The damage to Republican general-election hopes was an argument mounted against the idea of pre-primary endorsements, but one that party regulars rejected. The challenged incumbents voted for taxes, wouldn’t sign a pledge promising not to vote for taxes, or were otherwise deemed to be too willing to compromise. (Some, such as Roberson, Hickey, Farley and Harris, declined to participate in the party’s endorsement process. So did Gov. Brian Sandoval, but he got the endorsement anyway because, well, everybody knows he’s going to win.)

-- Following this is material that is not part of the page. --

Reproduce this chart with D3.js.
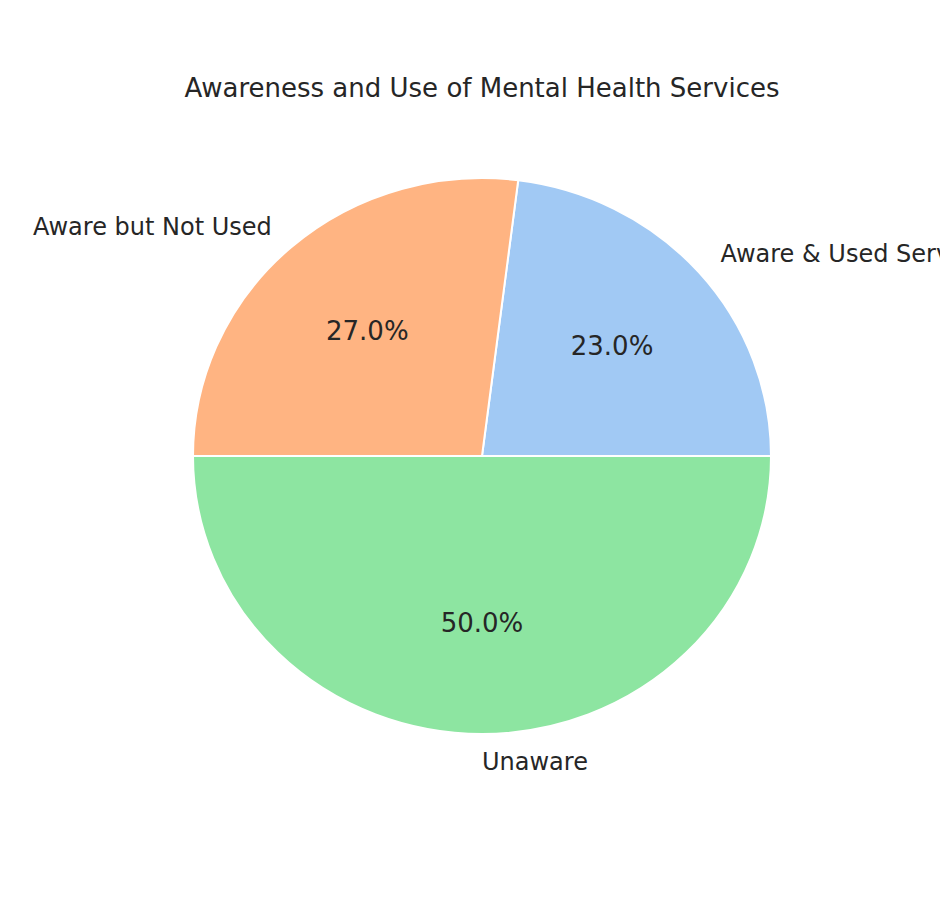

About the only exception conservatives could point to on election night was the victory of Assemblyman Jim Wheeler, R-Minden, over challenger Robin Reedy, a former official in the Gov. Jim Gibbons administration.
Wheeler distinguished himself by telling a friendly audience that he’d reluctantly vote to bring back slavery if his constituents commanded him to do so. In the end, Wheeler got the endorsement of the state Republican Party and a courage under fire award from Citizen Outreach, a group that strongly backed the idea of pre-primary endorsements.
And while helping to rescue a candidate with so severe a self-inflicted wound is no inconsiderable feat, Tuesday’s election results ought to give conservative Nevada Republicans pause. There were Eric Cantors all over the ballot, but our versions of Brat failed to defeat them. And it wasn’t Harry Reid, the Democrats, or the liberal media who did it. It was Republican voters. Why is that? And shouldn’t there be a message in that for the party going forward?